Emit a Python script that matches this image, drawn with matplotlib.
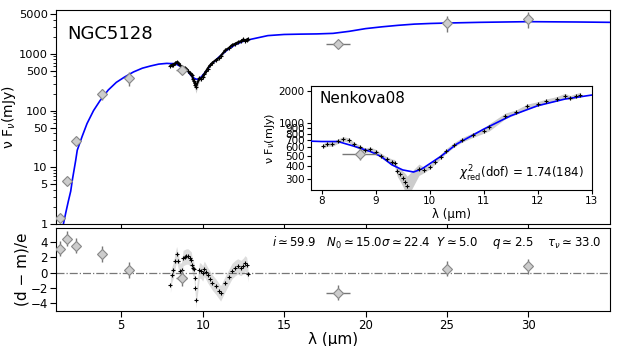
import numpy as np
import matplotlib
matplotlib.use('Agg')
import matplotlib.pyplot as plt
import matplotlib.ticker as mticker

plt.rcParams['font.family'] = ['DejaVu Sans']
plt.rcParams['mathtext.fontset'] = 'dejavusans'

# --- model SED (blue curve) ---
model_wave = [1.3, 1.45, 1.6, 1.75, 1.9, 2.0, 2.2, 2.3, 2.6, 2.9, 3.3, 3.7, 4.2, 4.7, 5.2,
              5.75, 6.3, 6.8, 7.3, 7.8, 8.0, 8.3, 8.6, 8.9, 9.1, 9.3, 9.5, 9.7, 9.85,
              10.0, 10.2, 10.5, 11.0, 11.5, 12.0, 12.5, 13.0, 14.0, 15.0, 16.0, 17.0,
              18.0, 19.0, 20.0, 21.0, 22.0, 23.0, 24.0, 25.0, 27.0, 30.0, 33.0, 35.0]
model_flux = [0.5, 1.0, 1.6, 2.5, 3.8, 6.0, 13, 20, 35, 59, 100, 150, 230, 315, 390,
              480, 560, 612, 660, 680, 675, 675, 610, 545, 490, 410, 368, 352, 375,
              420, 490, 640, 880, 1170, 1450, 1670, 1820, 2100, 2200, 2230, 2250,
              2300, 2500, 2790, 3000, 3190, 3350, 3440, 3500, 3600, 3700, 3650, 3600]

# --- photometry ---
phot_wave = [1.25, 1.65, 2.2, 3.8, 5.5, 8.7, 18.3, 25.0, 30.0]
phot_flux = [1.26, 5.7, 29.3, 200, 377, 516, 1475, 3540, 4170]
phot_ferr = [0.05, 0.2, 1.0, 45, 110, 65, 180, 1100, 1300]
phot_xerr = [0, 0, 0, 0, 0, 0.33, 0.75, 0, 0]
phot_resid = [3.1, 4.4, 3.5, 2.4, 0.35, -0.7, -2.6, 0.5, 0.8]

# --- spectrum (Nenkova08 fit window) ---
spec_wave = [8.02, 8.1, 8.2, 8.3, 8.4, 8.5, 8.6, 8.7, 8.8, 8.9, 9.0, 9.1, 9.2, 9.3,
             9.35, 9.4, 9.45, 9.5, 9.55, 9.58, 9.8, 9.9, 10.0, 10.1, 10.2, 10.3,
             10.45, 10.6, 10.8, 11.0, 11.1, 11.4, 11.6, 11.8, 12.0, 12.15, 12.35,
             12.5, 12.6, 12.7, 12.78]
spec_flux = [613, 640, 640, 680, 715, 695, 635, 598, 560, 572, 545, 500, 465, 440,
             430, 360, 335, 310, 285, 262, 372, 368, 395, 440, 490, 550,
             630, 700, 775, 850, 915, 1170, 1265, 1430, 1510, 1595, 1680,
             1800, 1720, 1790, 1840]
spec_err = [30, 30, 30, 32, 34, 33, 30, 28, 27, 27, 26, 25, 24, 24,
            30, 40, 45, 50, 55, 60, 45, 20, 20, 22, 24, 27,
            30, 34, 38, 45, 70, 70, 60, 70, 70, 75, 80,
            85, 80, 85, 85]
spec_resid = [-1.6, -0.3, 0.3, 1.5, 2.4, 1.5, 0.2, 0.3, 1.9, 2.0, 2.1, 2.1, 1.9, 1.7,
              1.0, 0.6, 0.5, -0.7, -2.0, -3.6, 0.3, 0.2, -0.1, 0.5, 0.1, -0.3,
              -0.8, -1.3, -1.8, -2.4, -2.7, -1.4, -0.6, 0.2, 0.6, 0.8, 0.6,
              0.9, 1.2, 1.0, -0.2]

params_text = (r'$i\simeq59.9$   $N_0\simeq15.0\sigma\simeq22.4$  $Y\simeq5.0$    '
               r'$q\simeq2.5$    $\tau_\nu\simeq33.0$')

spec_lo = np.array(spec_flux) - np.array(spec_err)
spec_hi = np.array(spec_flux) + np.array(spec_err)

mk = dict(marker='D', ms=5, mfc='#cccccc', mec='#888888', mew=0.8,
          ecolor='#777777', elinewidth=1, ls='none', capsize=0)

fig = plt.figure(figsize=(6.23, 3.46), dpi=100)
ax = fig.add_axes([0.090, 0.3526, 0.889, 0.618])
axr = fig.add_axes([0.090, 0.101, 0.889, 0.240], sharex=ax)
axi = fig.add_axes([0.499, 0.451, 0.451, 0.300])

# main panel
ax.plot(model_wave, model_flux, color='blue', lw=1.2, zorder=3)
ax.fill_between(spec_wave, spec_lo, spec_hi, color='#cccccc', lw=0, zorder=2)
ax.plot(spec_wave, spec_flux, color='black', lw=1.5, marker='+', ms=3, mew=0.8, zorder=4)
ax.errorbar(phot_wave, phot_flux, yerr=phot_ferr, xerr=phot_xerr, zorder=5, **mk)
ax.set_yscale('log')
ax.set_ylim(1, 5900)
ax.set_xlim(1.0, 35.0)
ax.yaxis.set_major_locator(mticker.FixedLocator([1, 5, 10, 50, 100, 500, 1000, 5000]))
ax.yaxis.set_major_formatter(mticker.FixedFormatter(['1', '5', '10', '50', '100', '500', '1000', '5000']))
ax.yaxis.set_minor_locator(mticker.LogLocator(subs=np.arange(2, 10)))
ax.yaxis.set_minor_formatter(mticker.NullFormatter())
ax.tick_params(labelsize=8.2, labelbottom=False, length=4.5, pad=1.5)
ax.tick_params(which='minor', length=2.5)
ax.set_ylabel(r'ν F$_{\nu}$(mJy)', fontsize=10, labelpad=0.5)
ax.text(0.02, 0.93, 'NGC5128', transform=ax.transAxes, fontsize=13, va='top')

# inset
axi.plot(model_wave, model_flux, color='blue', lw=1.2, zorder=3)
axi.fill_between(spec_wave, spec_lo, spec_hi, color='#cccccc', lw=0, zorder=2)
axi.plot(spec_wave, spec_flux, color='black', ls='none', marker='+', ms=3.5, mew=0.8, zorder=4)
axi.errorbar(phot_wave, phot_flux, yerr=phot_ferr, xerr=phot_xerr, zorder=5, **mk)
axi.set_yscale('log')
axi.set_xlim(7.8, 13.0)
axi.set_ylim(240, 2200)
iy = [300, 400, 500, 600, 700, 800, 900, 1000, 2000]
axi.yaxis.set_major_locator(mticker.FixedLocator(iy))
axi.yaxis.set_major_formatter(mticker.FixedFormatter([str(v) for v in iy]))
axi.yaxis.set_minor_locator(mticker.NullLocator())
axi.tick_params(labelsize=7.5, length=3, pad=1.5)
axi.set_xlabel('λ (μm)', fontsize=8.5, labelpad=1)
axi.set_ylabel(r'ν F$_{\nu}$(mJy)', fontsize=8, labelpad=1)
axi.text(0.03, 0.95, 'Nenkova08', transform=axi.transAxes, fontsize=11, va='top')
axi.text(0.97, 0.06, r'$\chi^2_{\rm red}$(dof) = 1.74(184)', transform=axi.transAxes,
         fontsize=8.5, ha='right', va='bottom')

# residual panel
axr.axhline(0, color='#777777', ls='-.', lw=0.9)
axr.fill_between(spec_wave, np.array(spec_resid) - 1, np.array(spec_resid) + 1,
                 color='#dddddd', lw=0, zorder=1)
axr.plot(spec_wave, spec_resid, color='black', ls='none', marker='+', ms=3, mew=0.8, zorder=3)
axr.errorbar(phot_wave, phot_resid, yerr=1, xerr=phot_xerr, zorder=4, **mk)
axr.set_ylim(-5.0, 5.8)
axr.set_yticks([-4, -2, 0, 2, 4])
axr.set_xticks([5, 10, 15, 20, 25, 30])
axr.tick_params(labelsize=8.5, length=4.5, pad=1.5)
axr.set_ylabel('(d − m)/e', fontsize=11, labelpad=0.5)
axr.set_xlabel('λ (μm)', fontsize=11, labelpad=0)
axr.text(0.985, 0.93, params_text, transform=axr.transAxes, fontsize=8.5,
         ha='right', va='top')

fig.savefig('out.png', dpi=100)
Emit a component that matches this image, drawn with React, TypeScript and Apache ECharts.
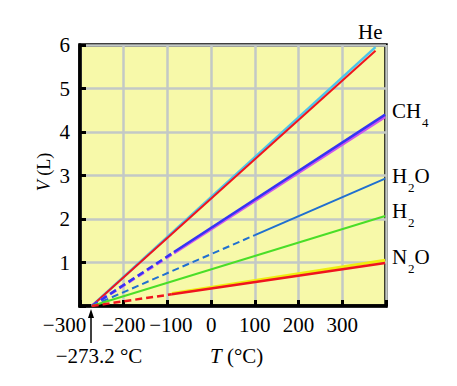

□ □ □ □ □ □ □

== Your task ==
Can the lines from the start of the records through the line with "phot_resid = [3.1, 4.4, 3.5, 2.4, 0.35, -0.7, -2.6, 0.5, 0.8]" be given again exactly, with the pictures left out?

== Answer to this exercise ==
Emit a Python script that matches this image, drawn with matplotlib.
import numpy as np
import matplotlib
matplotlib.use('Agg')
import matplotlib.pyplot as plt
import matplotlib.ticker as mticker

plt.rcParams['font.family'] = ['DejaVu Sans']
plt.rcParams['mathtext.fontset'] = 'dejavusans'

# --- model SED (blue curve) ---
model_wave = [1.3, 1.45, 1.6, 1.75, 1.9, 2.0, 2.2, 2.3, 2.6, 2.9, 3.3, 3.7, 4.2, 4.7, 5.2,
              5.75, 6.3, 6.8, 7.3, 7.8, 8.0, 8.3, 8.6, 8.9, 9.1, 9.3, 9.5, 9.7, 9.85,
              10.0, 10.2, 10.5, 11.0, 11.5, 12.0, 12.5, 13.0, 14.0, 15.0, 16.0, 17.0,
              18.0, 19.0, 20.0, 21.0, 22.0, 23.0, 24.0, 25.0, 27.0, 30.0, 33.0, 35.0]
model_flux = [0.5, 1.0, 1.6, 2.5, 3.8, 6.0, 13, 20, 35, 59, 100, 150, 230, 315, 390,
              480, 560, 612, 660, 680, 675, 675, 610, 545, 490, 410, 368, 352, 375,
              420, 490, 640, 880, 1170, 1450, 1670, 1820, 2100, 2200, 2230, 2250,
              2300, 2500, 2790, 3000, 3190, 3350, 3440, 3500, 3600, 3700, 3650, 3600]

# --- photometry ---
phot_wave = [1.25, 1.65, 2.2, 3.8, 5.5, 8.7, 18.3, 25.0, 30.0]
phot_flux = [1.26, 5.7, 29.3, 200, 377, 516, 1475, 3540, 4170]
phot_ferr = [0.05, 0.2, 1.0, 45, 110, 65, 180, 1100, 1300]
phot_xerr = [0, 0, 0, 0, 0, 0.33, 0.75, 0, 0]
phot_resid = [3.1, 4.4, 3.5, 2.4, 0.35, -0.7, -2.6, 0.5, 0.8]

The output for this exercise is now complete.